Gaming Islam

Gaming Islam

Featured image is courtesy of Inkle Studios/Heaven's Vault.

The following was published in the Martin Marty Center of the UChicago Divinity School on September 14, 2023.

This collaborative research initiative by Alireza Doostdar and Ghenwa Hayek explores representations of Islam and Muslims in video games and in the entertainment industry more broadly.

BY ALIREZA DOOSTDAR | OCT 14, 2022

The protagonist of Inkle Studio’s science-fiction adventure game Heaven’s Vault is an archaeologist by the name of Aliya Elasra who was born on the planet of Elboreth in a faraway nebula. Her name is Arabic, she wears a headscarf, and her planet looks a lot like the old quarter of an Arab Middle Eastern city. But Aliya is not Muslim and neither Islam nor any other earthly religion features in the game.

One of the central characters in Infinity Ward’s first-person shooter Call of Duty: Modern Warfare is Farah Ahmed Karim, the commander of a liberation force battling the Russian occupation of her homeland. Karim’s name is also Arabic. The chemical attack on her city, her torture in prison, even the furnishings in her family home look like they were lifted from portrayals of the Syrian war. But Karim comes from Urzikstan, a fictional Caucasus country bordering the Black Sea whose name is probably a mashup of Uzbekistan and Kyrgyzstan, neither of which have sizable Arab populations.

What do video game characters like Aliya Elasra and Farah Karim teach us about the representation of Islam and Muslims in video games and the entertainment industry more broadly? Two professors at the University of Chicago, Alireza Doostdar (Divinity School) and Ghenwa Hayek (NELC), have embarked on a collaborative multimedia initiative sponsored by the Martin Marty Center to explore these questions. Titled Gaming Islam, Doostdar and Hayek’s three-year project investigates the role of Islam and Muslims in video games, with a focus on how Islamic theology, historical events and personas, rituals, and aesthetics are represented, reimagined, and remixed, as in the cases of Farah and Aliya.

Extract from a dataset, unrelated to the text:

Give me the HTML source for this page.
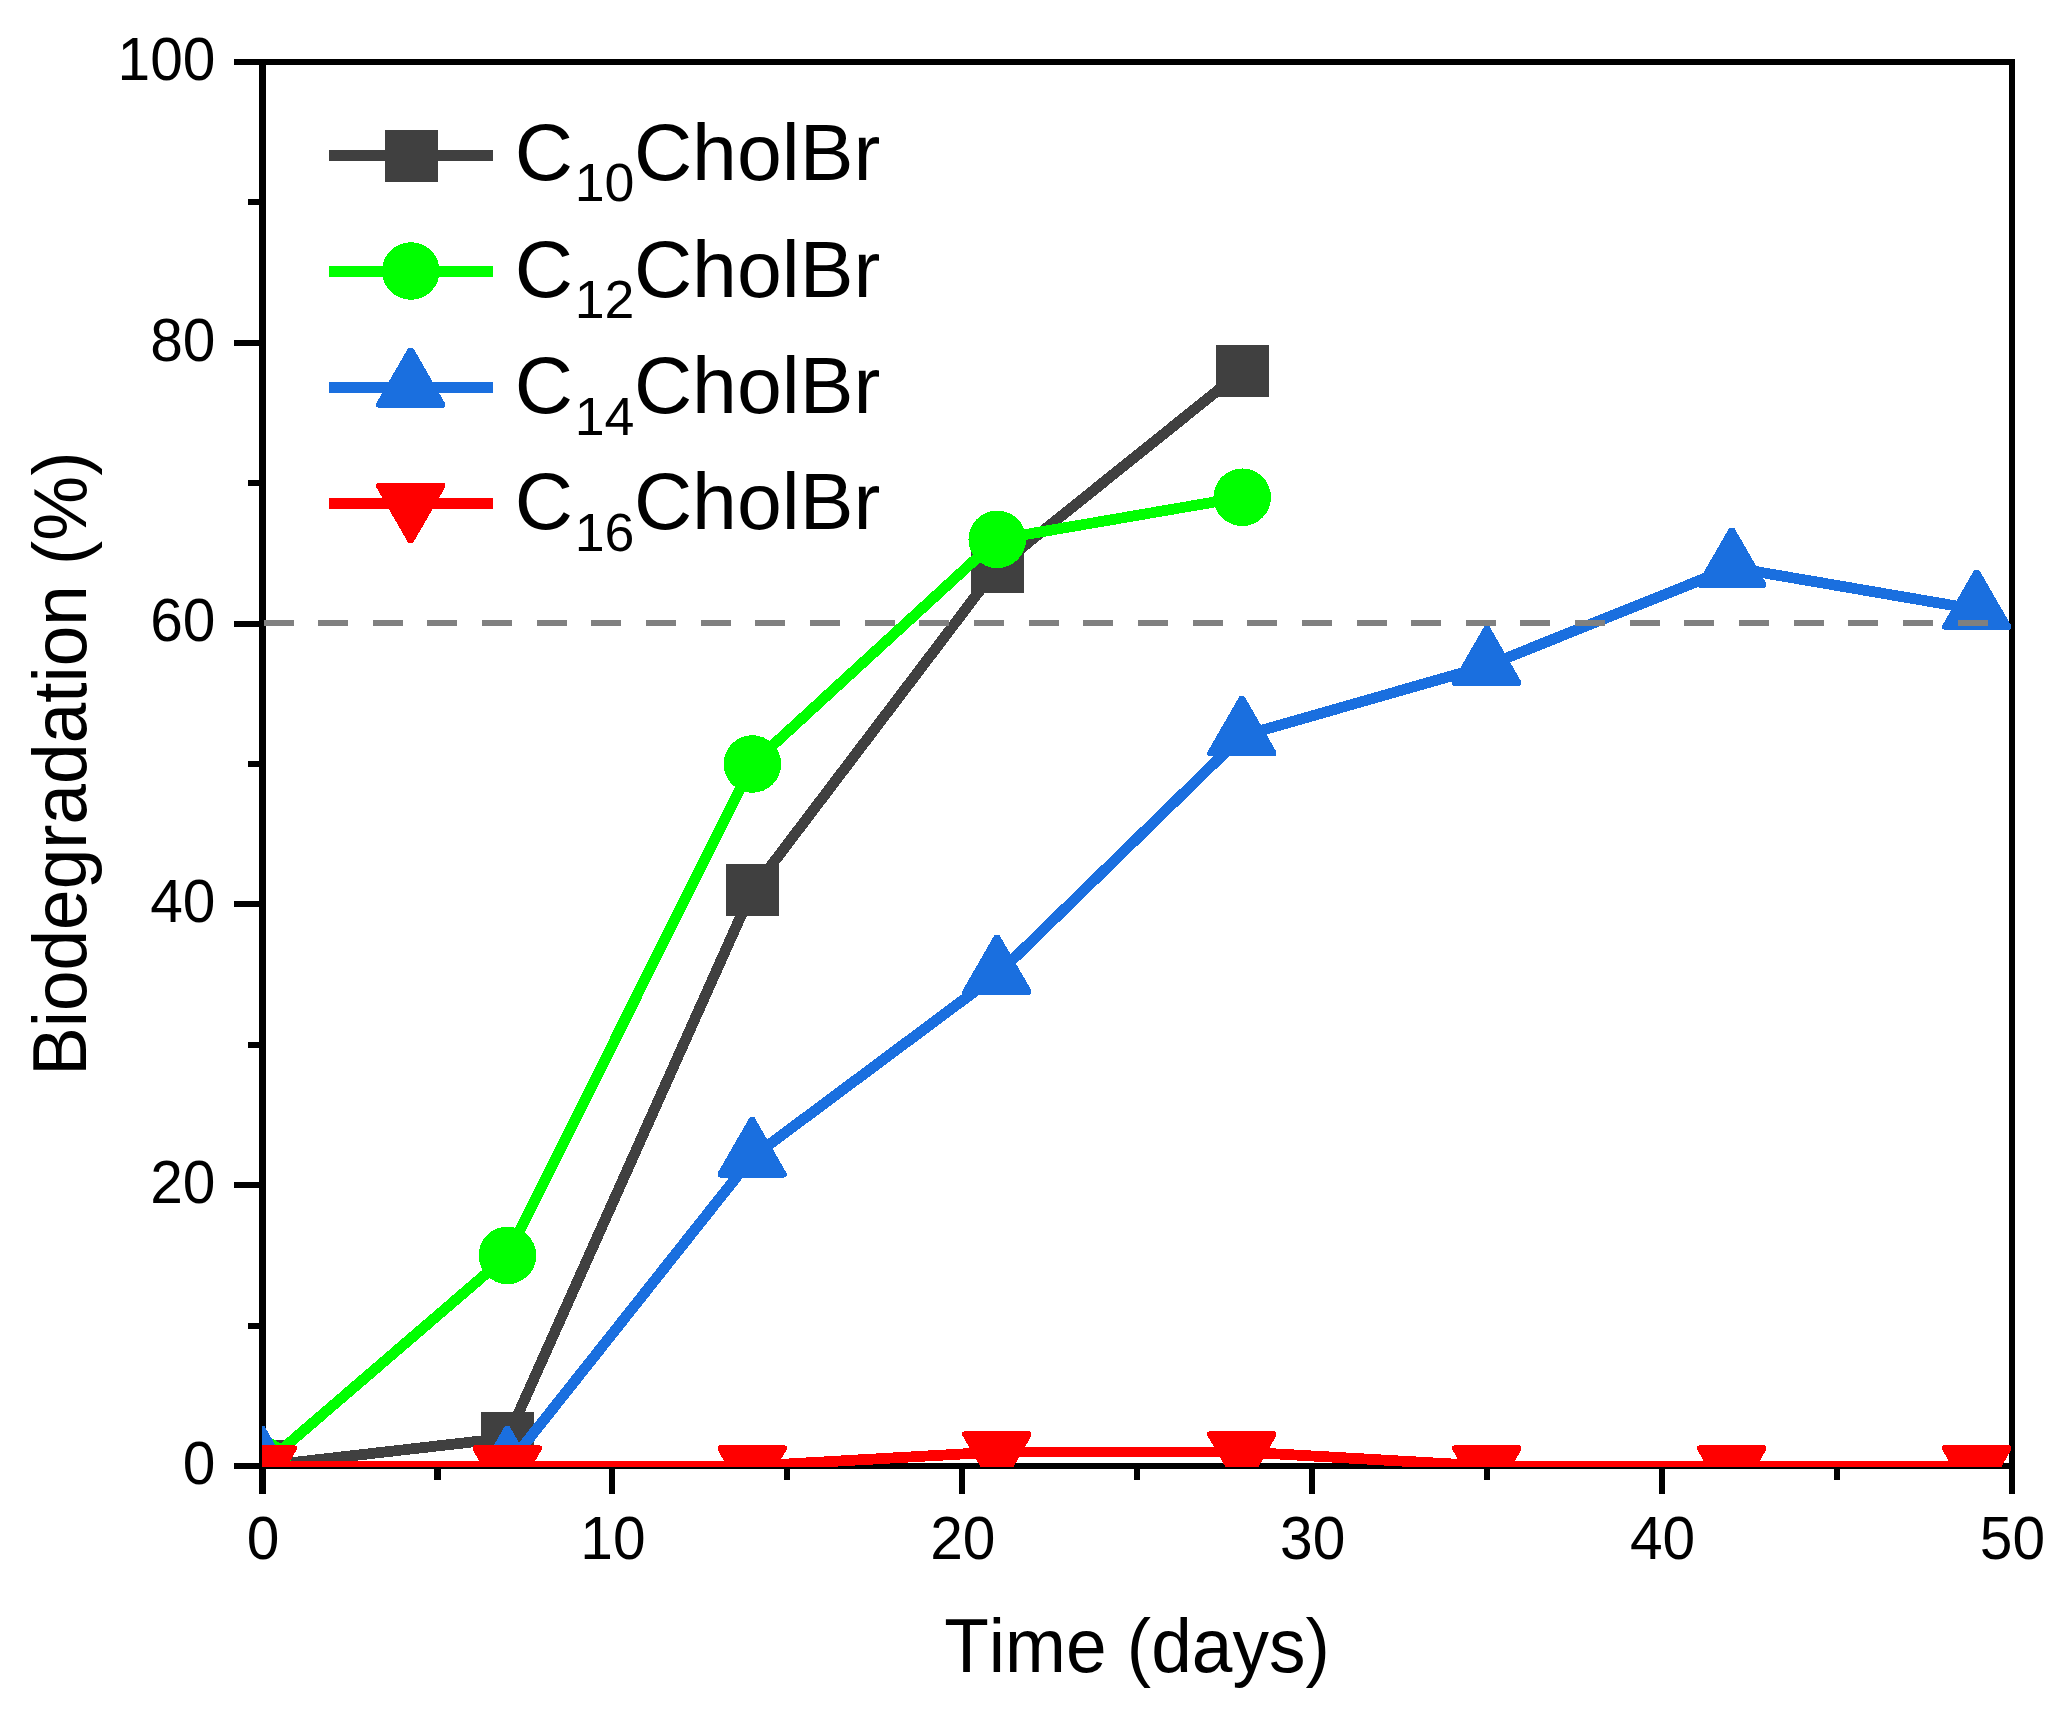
<!DOCTYPE html>
<html lang="en"><head><meta charset="utf-8"><title>Biodegradation (%) vs Time (days)</title>
<style>html,body{margin:0;padding:0;background:#fff;overflow:hidden}svg{display:block}text{font-family:"Liberation Sans",Arial,Helvetica,sans-serif;fill:#000;font-kerning:none}</style></head><body>
<svg width="2064" height="1719" viewBox="0 0 2064 1719">
<rect x="0" y="0" width="2064" height="1719" fill="#fff"/>
<defs><clipPath id="plotclip"><rect x="262" y="62" width="1749" height="1405"/></clipPath></defs>
<g fill="#000" shape-rendering="crispEdges">
<rect x="259" y="59" width="1756" height="6"/>
<rect x="259" y="1463" width="1756" height="6"/>
<rect x="259" y="59" width="7" height="1410"/>
<rect x="2009" y="59" width="6" height="1410"/>
<rect x="234" y="1463" width="26" height="6"/>
<rect x="248" y="1323" width="12" height="6"/>
<rect x="234" y="1182" width="26" height="6"/>
<rect x="248" y="1042" width="12" height="6"/>
<rect x="234" y="901" width="26" height="6"/>
<rect x="248" y="761" width="12" height="6"/>
<rect x="234" y="621" width="26" height="6"/>
<rect x="248" y="480" width="12" height="6"/>
<rect x="234" y="340" width="26" height="6"/>
<rect x="248" y="199" width="12" height="6"/>
<rect x="234" y="59" width="26" height="6"/>
<rect x="259" y="1468" width="7" height="26"/>
<rect x="434" y="1468" width="7" height="12"/>
<rect x="609" y="1468" width="6" height="26"/>
<rect x="784" y="1468" width="6" height="12"/>
<rect x="959" y="1468" width="6" height="26"/>
<rect x="1134" y="1468" width="6" height="12"/>
<rect x="1309" y="1468" width="6" height="26"/>
<rect x="1484" y="1468" width="6" height="12"/>
<rect x="1659" y="1468" width="6" height="26"/>
<rect x="1834" y="1468" width="6" height="12"/>
<rect x="2009" y="1468" width="6" height="26"/>
</g>
<g clip-path="url(#plotclip)" shape-rendering="crispEdges">
<polyline points="262.5,1466 507.43,1437.92 752.36,890.36 997.29,567.44 1242.22,370.88" fill="none" stroke="#404040" stroke-width="10.8" stroke-linejoin="round"/>
<rect x="236" y="1440" width="53" height="52" fill="#404040"/>
<rect x="480.93" y="1411.92" width="53" height="52" fill="#404040"/>
<rect x="725.86" y="864.36" width="53" height="52" fill="#404040"/>
<rect x="970.79" y="541.44" width="53" height="52" fill="#404040"/>
<rect x="1215.72" y="344.88" width="53" height="52" fill="#404040"/>
<polyline points="262.5,1466 507.43,1255.4 752.36,764 997.29,539.36 1242.22,497.24" fill="none" stroke="#00ff00" stroke-width="10.8" stroke-linejoin="round"/>
<circle cx="262.5" cy="1466" r="28.8" fill="#00ff00"/>
<circle cx="507.43" cy="1255.4" r="28.8" fill="#00ff00"/>
<circle cx="752.36" cy="764" r="28.8" fill="#00ff00"/>
<circle cx="997.29" cy="539.36" r="28.8" fill="#00ff00"/>
<circle cx="1242.22" cy="497.24" r="28.8" fill="#00ff00"/>
<polyline points="262.5,1466 507.43,1466 752.36,1157.12 997.29,974.6 1242.22,735.92 1487.15,665.72 1732.08,567.44 1977.01,609.56" fill="none" stroke="#1a6fdf" stroke-width="10.8" stroke-linejoin="round"/>
<polygon points="259.8,1426.3 264.6,1426.3 296.7,1482 296.7,1485.2 294.5,1486.4 229.9,1486.4 227.7,1485.2 227.7,1482" fill="#1a6fdf"/>
<polygon points="504.73,1426.3 509.53,1426.3 541.63,1482 541.63,1485.2 539.43,1486.4 474.83,1486.4 472.63,1485.2 472.63,1482" fill="#1a6fdf"/>
<polygon points="749.66,1117.42 754.46,1117.42 786.56,1173.12 786.56,1176.32 784.36,1177.52 719.76,1177.52 717.56,1176.32 717.56,1173.12" fill="#1a6fdf"/>
<polygon points="994.59,934.9 999.39,934.9 1031.49,990.6 1031.49,993.8 1029.29,995 964.69,995 962.49,993.8 962.49,990.6" fill="#1a6fdf"/>
<polygon points="1239.52,696.22 1244.32,696.22 1276.42,751.92 1276.42,755.12 1274.22,756.32 1209.62,756.32 1207.42,755.12 1207.42,751.92" fill="#1a6fdf"/>
<polygon points="1484.45,626.02 1489.25,626.02 1521.35,681.72 1521.35,684.92 1519.15,686.12 1454.55,686.12 1452.35,684.92 1452.35,681.72" fill="#1a6fdf"/>
<polygon points="1729.38,527.74 1734.18,527.74 1766.28,583.44 1766.28,586.64 1764.08,587.84 1699.48,587.84 1697.28,586.64 1697.28,583.44" fill="#1a6fdf"/>
<polygon points="1974.31,569.86 1979.11,569.86 2011.21,625.56 2011.21,628.76 2009.01,629.96 1944.41,629.96 1942.21,628.76 1942.21,625.56" fill="#1a6fdf"/>
<polyline points="262.5,1466 507.43,1466 752.36,1466 997.29,1451.96 1242.22,1451.96 1487.15,1466 1732.08,1466 1977.01,1466" fill="none" stroke="#ff0000" stroke-width="10.8" stroke-linejoin="round"/>
<polygon points="259.8,1505.4 264.6,1505.4 296.7,1449.7 296.7,1446.2 294.5,1445 229.9,1445 227.7,1446.2 227.7,1449.7" fill="#ff0000"/>
<polygon points="504.73,1505.4 509.53,1505.4 541.63,1449.7 541.63,1446.2 539.43,1445 474.83,1445 472.63,1446.2 472.63,1449.7" fill="#ff0000"/>
<polygon points="749.66,1505.4 754.46,1505.4 786.56,1449.7 786.56,1446.2 784.36,1445 719.76,1445 717.56,1446.2 717.56,1449.7" fill="#ff0000"/>
<polygon points="994.59,1491.36 999.39,1491.36 1031.49,1435.66 1031.49,1432.16 1029.29,1430.96 964.69,1430.96 962.49,1432.16 962.49,1435.66" fill="#ff0000"/>
<polygon points="1239.52,1491.36 1244.32,1491.36 1276.42,1435.66 1276.42,1432.16 1274.22,1430.96 1209.62,1430.96 1207.42,1432.16 1207.42,1435.66" fill="#ff0000"/>
<polygon points="1484.45,1505.4 1489.25,1505.4 1521.35,1449.7 1521.35,1446.2 1519.15,1445 1454.55,1445 1452.35,1446.2 1452.35,1449.7" fill="#ff0000"/>
<polygon points="1729.38,1505.4 1734.18,1505.4 1766.28,1449.7 1766.28,1446.2 1764.08,1445 1699.48,1445 1697.28,1446.2 1697.28,1449.7" fill="#ff0000"/>
<polygon points="1974.31,1505.4 1979.11,1505.4 2011.21,1449.7 2011.21,1446.2 2009.01,1445 1944.41,1445 1942.21,1446.2 1942.21,1449.7" fill="#ff0000"/>
<line x1="263.5" y1="623" x2="2011" y2="623" stroke="#808080" stroke-width="6" stroke-dasharray="30 24.65" shape-rendering="crispEdges"/>
</g>
<g font-size="58.7">
<text transform="translate(215.5 1483.8) scale(1 1.035)" text-anchor="end">0</text>
<text transform="translate(215.5 1203) scale(1 1.035)" text-anchor="end">20</text>
<text transform="translate(215.5 922.2) scale(1 1.035)" text-anchor="end">40</text>
<text transform="translate(215.5 641.4) scale(1 1.035)" text-anchor="end">60</text>
<text transform="translate(215.5 360.6) scale(1 1.035)" text-anchor="end">80</text>
<text transform="translate(215.5 79.8) scale(1 1.035)" text-anchor="end">100</text>
<text transform="translate(263 1558.7) scale(1 1.035)" text-anchor="middle">0</text>
<text transform="translate(612.9 1558.7) scale(1 1.035)" text-anchor="middle">10</text>
<text transform="translate(962.8 1558.7) scale(1 1.035)" text-anchor="middle">20</text>
<text transform="translate(1312.7 1558.7) scale(1 1.035)" text-anchor="middle">30</text>
<text transform="translate(1662.6 1558.7) scale(1 1.035)" text-anchor="middle">40</text>
<text transform="translate(2012.5 1558.7) scale(1 1.035)" text-anchor="middle">50</text>
</g>
<text transform="translate(1137 1672.1) scale(1 1.035)" font-size="73.05" text-anchor="middle">Time (days)</text>
<text transform="translate(86 763.7) rotate(-90) scale(1 1.035)" font-size="72.95" text-anchor="middle">Biodegradation (%)</text>
<g shape-rendering="crispEdges">
<rect x="329" y="150.1" width="164" height="10.8" fill="#404040" shape-rendering="crispEdges"/>
<rect x="329" y="266.1" width="164" height="10.8" fill="#00ff00" shape-rendering="crispEdges"/>
<rect x="329" y="382.1" width="164" height="10.8" fill="#1a6fdf" shape-rendering="crispEdges"/>
<rect x="329" y="498.1" width="164" height="10.8" fill="#ff0000" shape-rendering="crispEdges"/>
<rect x="385" y="130" width="53" height="52" fill="#404040"/>
<circle cx="410.8" cy="271" r="28.8" fill="#00ff00"/>
<polygon points="408.3,347.8 413.1,347.8 445.2,403.5 445.2,406.7 443,407.9 378.4,407.9 376.2,406.7 376.2,403.5" fill="#1a6fdf"/>
<polygon points="408.3,542.9 413.1,542.9 445.2,487.2 445.2,483.7 443,482.5 378.4,482.5 376.2,483.7 376.2,487.2" fill="#ff0000"/>
</g>
<g font-size="80.6">
<text x="514.8" y="179.5">C<tspan x="574.7" font-size="53.7" dy="21.9">10</tspan><tspan x="633.9" dy="-21.9">CholBr</tspan></text>
<text x="514.8" y="296.5">C<tspan x="574.7" font-size="53.7" dy="21.9">12</tspan><tspan x="633.9" dy="-21.9">CholBr</tspan></text>
<text x="514.8" y="412.7">C<tspan x="574.7" font-size="53.7" dy="21.9">14</tspan><tspan x="633.9" dy="-21.9">CholBr</tspan></text>
<text x="514.8" y="528.8">C<tspan x="574.7" font-size="53.7" dy="21.9">16</tspan><tspan x="633.9" dy="-21.9">CholBr</tspan></text>
</g>
</svg></body></html>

The electronic game industry is the biggest and fastest-growing entertainment industry in the world. With a global consumer base that cuts across distinctions of gender, class, religion, culture, and generation, video games increasingly shape how we spend our leisure time. Games, and the logic of gaming, are also seriously impacting time spent doing other things, through subtle processes like “gamification” (where elements from game playing are applied to other domains, like shopping and education) and not-so-subtle processes like military recruitment and police training.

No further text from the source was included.